## Set exercise
Give only the number of lines in the listing below where the string "full" occurs.

## Exercise input
+++

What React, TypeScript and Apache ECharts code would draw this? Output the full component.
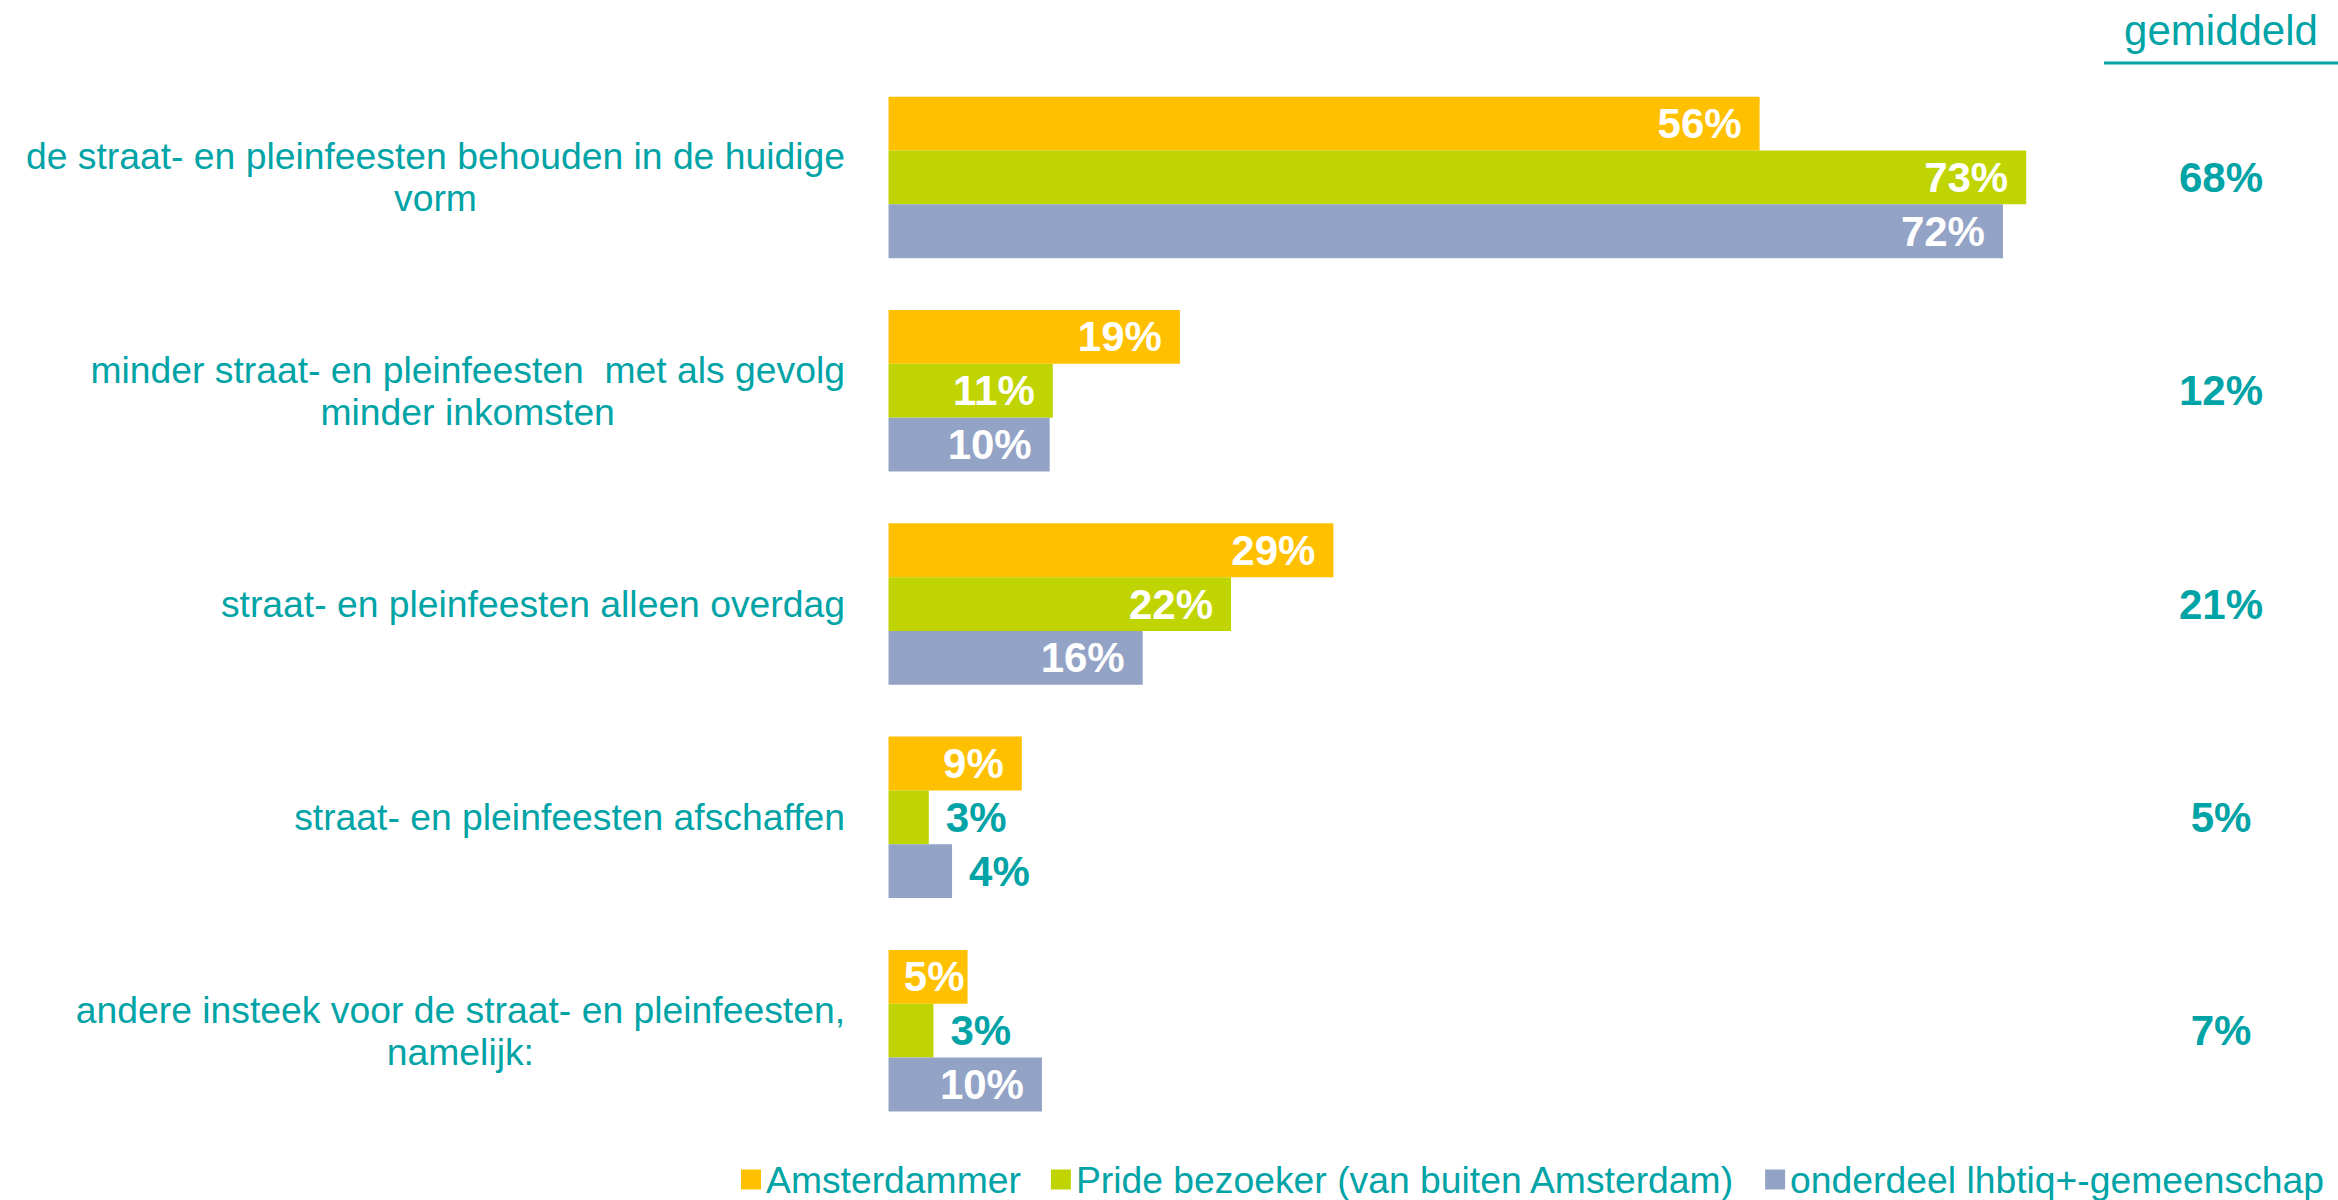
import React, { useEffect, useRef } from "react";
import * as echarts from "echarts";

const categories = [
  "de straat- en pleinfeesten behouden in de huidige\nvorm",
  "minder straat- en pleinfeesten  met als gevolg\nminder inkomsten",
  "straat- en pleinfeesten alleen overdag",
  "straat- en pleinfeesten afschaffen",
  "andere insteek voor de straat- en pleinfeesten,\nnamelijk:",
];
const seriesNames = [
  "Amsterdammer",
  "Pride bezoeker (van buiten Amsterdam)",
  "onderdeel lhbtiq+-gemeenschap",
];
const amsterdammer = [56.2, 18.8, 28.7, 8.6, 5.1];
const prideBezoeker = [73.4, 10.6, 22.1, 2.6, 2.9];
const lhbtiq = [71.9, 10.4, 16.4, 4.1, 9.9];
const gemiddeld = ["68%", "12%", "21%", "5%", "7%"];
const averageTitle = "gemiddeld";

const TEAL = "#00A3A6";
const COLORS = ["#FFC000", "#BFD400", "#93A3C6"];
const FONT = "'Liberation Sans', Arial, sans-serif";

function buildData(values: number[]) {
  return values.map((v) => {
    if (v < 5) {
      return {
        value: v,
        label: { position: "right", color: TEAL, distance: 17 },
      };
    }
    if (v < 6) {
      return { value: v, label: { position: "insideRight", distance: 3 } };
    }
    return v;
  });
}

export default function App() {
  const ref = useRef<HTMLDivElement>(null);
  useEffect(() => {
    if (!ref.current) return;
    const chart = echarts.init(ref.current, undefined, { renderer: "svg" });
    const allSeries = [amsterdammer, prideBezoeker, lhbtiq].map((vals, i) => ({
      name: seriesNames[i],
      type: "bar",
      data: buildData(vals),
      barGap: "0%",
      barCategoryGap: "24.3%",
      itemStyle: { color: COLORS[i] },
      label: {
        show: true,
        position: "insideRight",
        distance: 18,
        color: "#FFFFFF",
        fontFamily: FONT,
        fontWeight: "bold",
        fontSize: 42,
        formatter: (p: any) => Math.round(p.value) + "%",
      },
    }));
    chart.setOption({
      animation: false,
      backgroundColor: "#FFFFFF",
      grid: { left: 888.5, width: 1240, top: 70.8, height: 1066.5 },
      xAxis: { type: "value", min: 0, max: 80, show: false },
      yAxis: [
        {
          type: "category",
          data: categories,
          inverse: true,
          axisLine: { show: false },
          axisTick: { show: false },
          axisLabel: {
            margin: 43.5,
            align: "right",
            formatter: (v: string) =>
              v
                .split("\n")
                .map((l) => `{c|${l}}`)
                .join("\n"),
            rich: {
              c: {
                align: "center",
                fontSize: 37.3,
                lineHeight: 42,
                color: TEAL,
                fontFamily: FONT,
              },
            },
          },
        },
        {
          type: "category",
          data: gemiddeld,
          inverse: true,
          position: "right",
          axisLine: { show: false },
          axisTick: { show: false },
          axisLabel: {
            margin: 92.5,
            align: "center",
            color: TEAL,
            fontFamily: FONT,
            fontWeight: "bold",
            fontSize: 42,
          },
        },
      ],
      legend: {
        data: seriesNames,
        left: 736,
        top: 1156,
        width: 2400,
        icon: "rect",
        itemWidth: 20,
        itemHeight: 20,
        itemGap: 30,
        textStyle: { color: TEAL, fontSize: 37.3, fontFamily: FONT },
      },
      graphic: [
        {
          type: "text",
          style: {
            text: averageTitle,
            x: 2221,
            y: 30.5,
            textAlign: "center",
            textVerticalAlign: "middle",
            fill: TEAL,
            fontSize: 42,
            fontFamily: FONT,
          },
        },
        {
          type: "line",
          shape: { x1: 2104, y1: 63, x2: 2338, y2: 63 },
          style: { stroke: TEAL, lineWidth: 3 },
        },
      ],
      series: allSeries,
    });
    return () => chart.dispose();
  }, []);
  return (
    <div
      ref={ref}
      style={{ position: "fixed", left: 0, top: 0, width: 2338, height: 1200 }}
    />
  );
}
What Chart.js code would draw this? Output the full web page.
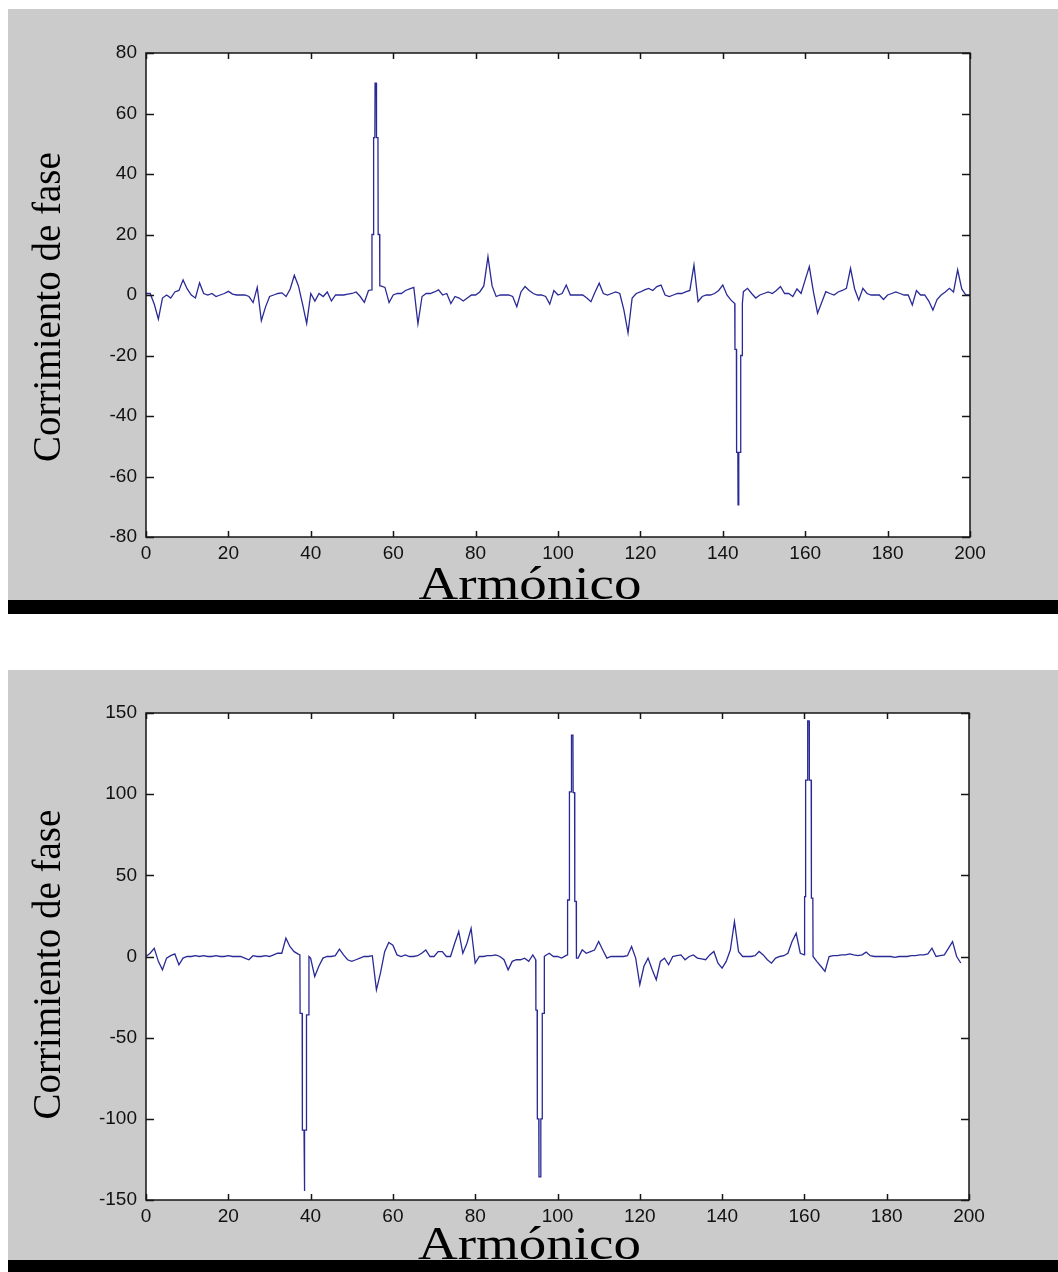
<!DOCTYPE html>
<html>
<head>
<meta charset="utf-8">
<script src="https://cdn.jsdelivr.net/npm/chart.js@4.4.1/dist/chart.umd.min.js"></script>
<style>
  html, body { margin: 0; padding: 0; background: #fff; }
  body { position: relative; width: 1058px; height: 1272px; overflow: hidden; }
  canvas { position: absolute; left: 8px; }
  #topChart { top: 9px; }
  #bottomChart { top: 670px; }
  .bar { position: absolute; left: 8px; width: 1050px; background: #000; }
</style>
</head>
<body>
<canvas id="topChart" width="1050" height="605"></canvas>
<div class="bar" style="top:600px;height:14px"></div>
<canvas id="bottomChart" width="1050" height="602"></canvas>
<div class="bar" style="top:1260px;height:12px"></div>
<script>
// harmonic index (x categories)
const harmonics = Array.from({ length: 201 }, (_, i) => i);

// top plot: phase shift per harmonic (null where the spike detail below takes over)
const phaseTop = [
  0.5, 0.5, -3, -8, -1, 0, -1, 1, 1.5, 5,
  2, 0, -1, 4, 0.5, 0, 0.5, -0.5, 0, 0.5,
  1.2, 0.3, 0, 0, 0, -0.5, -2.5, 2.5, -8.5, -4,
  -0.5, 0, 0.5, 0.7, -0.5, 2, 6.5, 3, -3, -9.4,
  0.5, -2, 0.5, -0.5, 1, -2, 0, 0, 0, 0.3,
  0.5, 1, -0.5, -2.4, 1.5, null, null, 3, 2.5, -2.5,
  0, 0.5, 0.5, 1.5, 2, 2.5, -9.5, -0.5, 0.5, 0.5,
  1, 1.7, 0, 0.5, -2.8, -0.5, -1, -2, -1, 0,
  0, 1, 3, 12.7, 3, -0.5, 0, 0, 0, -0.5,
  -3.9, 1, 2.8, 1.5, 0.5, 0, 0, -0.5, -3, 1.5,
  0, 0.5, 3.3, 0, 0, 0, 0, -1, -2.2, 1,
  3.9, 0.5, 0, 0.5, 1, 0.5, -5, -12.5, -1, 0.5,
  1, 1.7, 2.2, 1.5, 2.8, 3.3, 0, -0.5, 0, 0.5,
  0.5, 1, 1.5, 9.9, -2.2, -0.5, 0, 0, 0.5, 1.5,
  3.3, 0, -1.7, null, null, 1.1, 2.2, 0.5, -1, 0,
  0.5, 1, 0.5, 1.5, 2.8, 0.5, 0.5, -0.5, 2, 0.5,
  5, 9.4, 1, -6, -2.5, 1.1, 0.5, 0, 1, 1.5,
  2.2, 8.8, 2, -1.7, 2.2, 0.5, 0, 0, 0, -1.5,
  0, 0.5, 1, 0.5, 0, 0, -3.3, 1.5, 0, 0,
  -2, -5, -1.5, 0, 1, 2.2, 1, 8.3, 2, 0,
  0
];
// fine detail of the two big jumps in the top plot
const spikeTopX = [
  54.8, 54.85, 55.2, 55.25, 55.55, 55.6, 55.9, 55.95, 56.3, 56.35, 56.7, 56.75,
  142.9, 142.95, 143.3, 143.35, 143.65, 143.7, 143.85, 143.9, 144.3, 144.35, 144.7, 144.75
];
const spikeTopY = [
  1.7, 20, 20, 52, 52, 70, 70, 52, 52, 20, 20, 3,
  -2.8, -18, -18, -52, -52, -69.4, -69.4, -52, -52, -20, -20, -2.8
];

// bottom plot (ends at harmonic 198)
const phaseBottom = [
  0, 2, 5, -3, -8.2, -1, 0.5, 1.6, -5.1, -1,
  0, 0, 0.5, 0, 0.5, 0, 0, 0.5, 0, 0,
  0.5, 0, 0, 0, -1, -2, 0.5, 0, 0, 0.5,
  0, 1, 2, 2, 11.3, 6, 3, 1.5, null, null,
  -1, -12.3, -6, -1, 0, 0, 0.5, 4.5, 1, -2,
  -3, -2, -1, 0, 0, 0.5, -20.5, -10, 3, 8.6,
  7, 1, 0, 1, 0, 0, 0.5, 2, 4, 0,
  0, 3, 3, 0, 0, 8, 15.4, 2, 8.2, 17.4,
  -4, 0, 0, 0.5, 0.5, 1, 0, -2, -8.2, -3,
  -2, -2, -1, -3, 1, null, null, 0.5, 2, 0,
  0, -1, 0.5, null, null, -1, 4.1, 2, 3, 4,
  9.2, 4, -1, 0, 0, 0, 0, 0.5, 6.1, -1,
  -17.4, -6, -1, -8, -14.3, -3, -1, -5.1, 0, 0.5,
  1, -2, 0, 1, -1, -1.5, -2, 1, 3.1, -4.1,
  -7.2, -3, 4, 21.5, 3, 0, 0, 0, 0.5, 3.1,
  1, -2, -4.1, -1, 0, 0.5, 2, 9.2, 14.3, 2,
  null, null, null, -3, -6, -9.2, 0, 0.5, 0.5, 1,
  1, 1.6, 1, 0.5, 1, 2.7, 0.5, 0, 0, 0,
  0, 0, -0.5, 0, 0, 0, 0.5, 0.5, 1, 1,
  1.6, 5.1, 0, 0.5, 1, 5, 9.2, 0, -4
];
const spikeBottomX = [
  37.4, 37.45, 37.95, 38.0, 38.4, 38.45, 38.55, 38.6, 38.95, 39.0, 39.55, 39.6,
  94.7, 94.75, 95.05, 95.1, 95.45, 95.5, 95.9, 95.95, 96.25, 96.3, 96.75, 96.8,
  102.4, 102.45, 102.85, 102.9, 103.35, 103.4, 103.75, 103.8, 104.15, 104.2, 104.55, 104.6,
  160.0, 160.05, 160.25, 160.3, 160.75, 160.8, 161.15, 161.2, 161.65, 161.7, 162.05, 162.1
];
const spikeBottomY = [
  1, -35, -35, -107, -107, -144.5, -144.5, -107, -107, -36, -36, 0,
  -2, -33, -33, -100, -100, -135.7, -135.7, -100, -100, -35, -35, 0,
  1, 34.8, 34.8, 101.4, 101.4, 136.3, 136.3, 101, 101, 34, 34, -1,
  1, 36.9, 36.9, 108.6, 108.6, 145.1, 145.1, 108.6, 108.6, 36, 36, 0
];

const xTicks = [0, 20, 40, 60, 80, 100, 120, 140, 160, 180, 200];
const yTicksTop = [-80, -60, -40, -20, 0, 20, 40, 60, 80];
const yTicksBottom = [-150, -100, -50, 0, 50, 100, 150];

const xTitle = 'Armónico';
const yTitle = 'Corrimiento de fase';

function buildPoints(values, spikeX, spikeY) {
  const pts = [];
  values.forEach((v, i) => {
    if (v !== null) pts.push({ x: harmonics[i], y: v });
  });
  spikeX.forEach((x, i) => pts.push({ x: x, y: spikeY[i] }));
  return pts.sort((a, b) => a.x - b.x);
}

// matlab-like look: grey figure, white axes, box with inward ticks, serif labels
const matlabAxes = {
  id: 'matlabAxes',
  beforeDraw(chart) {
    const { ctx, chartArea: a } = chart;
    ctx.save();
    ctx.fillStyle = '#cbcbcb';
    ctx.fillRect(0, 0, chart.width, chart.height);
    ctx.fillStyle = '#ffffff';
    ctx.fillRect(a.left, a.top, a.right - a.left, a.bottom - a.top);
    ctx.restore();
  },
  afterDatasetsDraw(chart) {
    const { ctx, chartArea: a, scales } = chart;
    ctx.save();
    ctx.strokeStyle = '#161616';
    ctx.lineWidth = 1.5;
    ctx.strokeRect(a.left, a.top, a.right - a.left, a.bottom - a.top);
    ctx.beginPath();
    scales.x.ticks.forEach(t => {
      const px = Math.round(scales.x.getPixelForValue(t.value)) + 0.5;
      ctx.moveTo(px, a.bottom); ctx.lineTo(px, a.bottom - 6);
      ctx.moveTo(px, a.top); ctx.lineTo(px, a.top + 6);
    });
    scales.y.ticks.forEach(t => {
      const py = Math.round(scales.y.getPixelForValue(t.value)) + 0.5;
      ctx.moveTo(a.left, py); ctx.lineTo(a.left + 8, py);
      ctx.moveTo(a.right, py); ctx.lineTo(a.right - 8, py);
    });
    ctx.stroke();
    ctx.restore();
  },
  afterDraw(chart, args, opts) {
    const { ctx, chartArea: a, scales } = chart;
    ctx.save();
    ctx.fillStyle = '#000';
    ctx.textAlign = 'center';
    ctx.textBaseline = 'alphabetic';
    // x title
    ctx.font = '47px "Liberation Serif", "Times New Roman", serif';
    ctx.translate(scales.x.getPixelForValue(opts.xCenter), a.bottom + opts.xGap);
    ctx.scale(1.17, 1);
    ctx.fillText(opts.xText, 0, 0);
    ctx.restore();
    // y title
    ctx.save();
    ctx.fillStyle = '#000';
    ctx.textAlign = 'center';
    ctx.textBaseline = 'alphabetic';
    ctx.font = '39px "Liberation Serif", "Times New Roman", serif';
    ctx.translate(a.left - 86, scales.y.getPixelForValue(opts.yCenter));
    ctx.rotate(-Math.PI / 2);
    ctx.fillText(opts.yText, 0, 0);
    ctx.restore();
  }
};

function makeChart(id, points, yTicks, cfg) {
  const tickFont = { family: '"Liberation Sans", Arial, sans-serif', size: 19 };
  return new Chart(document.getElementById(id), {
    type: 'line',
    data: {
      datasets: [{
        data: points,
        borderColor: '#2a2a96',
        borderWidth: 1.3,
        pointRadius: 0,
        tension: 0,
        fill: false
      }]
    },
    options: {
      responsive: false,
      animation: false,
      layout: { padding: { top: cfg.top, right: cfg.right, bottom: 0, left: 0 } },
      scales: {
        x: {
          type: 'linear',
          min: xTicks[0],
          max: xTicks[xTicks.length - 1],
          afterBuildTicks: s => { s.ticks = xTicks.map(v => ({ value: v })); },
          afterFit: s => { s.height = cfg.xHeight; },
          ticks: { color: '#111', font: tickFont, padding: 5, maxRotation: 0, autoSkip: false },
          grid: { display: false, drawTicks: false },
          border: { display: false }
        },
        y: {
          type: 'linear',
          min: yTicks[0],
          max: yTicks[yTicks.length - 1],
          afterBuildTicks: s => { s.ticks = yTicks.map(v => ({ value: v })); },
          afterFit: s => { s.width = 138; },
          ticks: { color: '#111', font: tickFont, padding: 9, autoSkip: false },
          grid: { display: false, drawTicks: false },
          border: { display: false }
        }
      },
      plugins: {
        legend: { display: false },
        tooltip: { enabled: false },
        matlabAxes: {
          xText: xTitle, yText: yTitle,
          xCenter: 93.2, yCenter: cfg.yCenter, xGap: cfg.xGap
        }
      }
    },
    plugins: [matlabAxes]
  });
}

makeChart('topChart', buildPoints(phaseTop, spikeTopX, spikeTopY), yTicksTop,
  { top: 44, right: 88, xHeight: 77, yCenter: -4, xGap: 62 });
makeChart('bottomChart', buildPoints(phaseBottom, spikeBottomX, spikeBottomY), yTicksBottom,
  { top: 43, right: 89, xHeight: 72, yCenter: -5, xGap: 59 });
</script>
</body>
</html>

+++

## Response below
2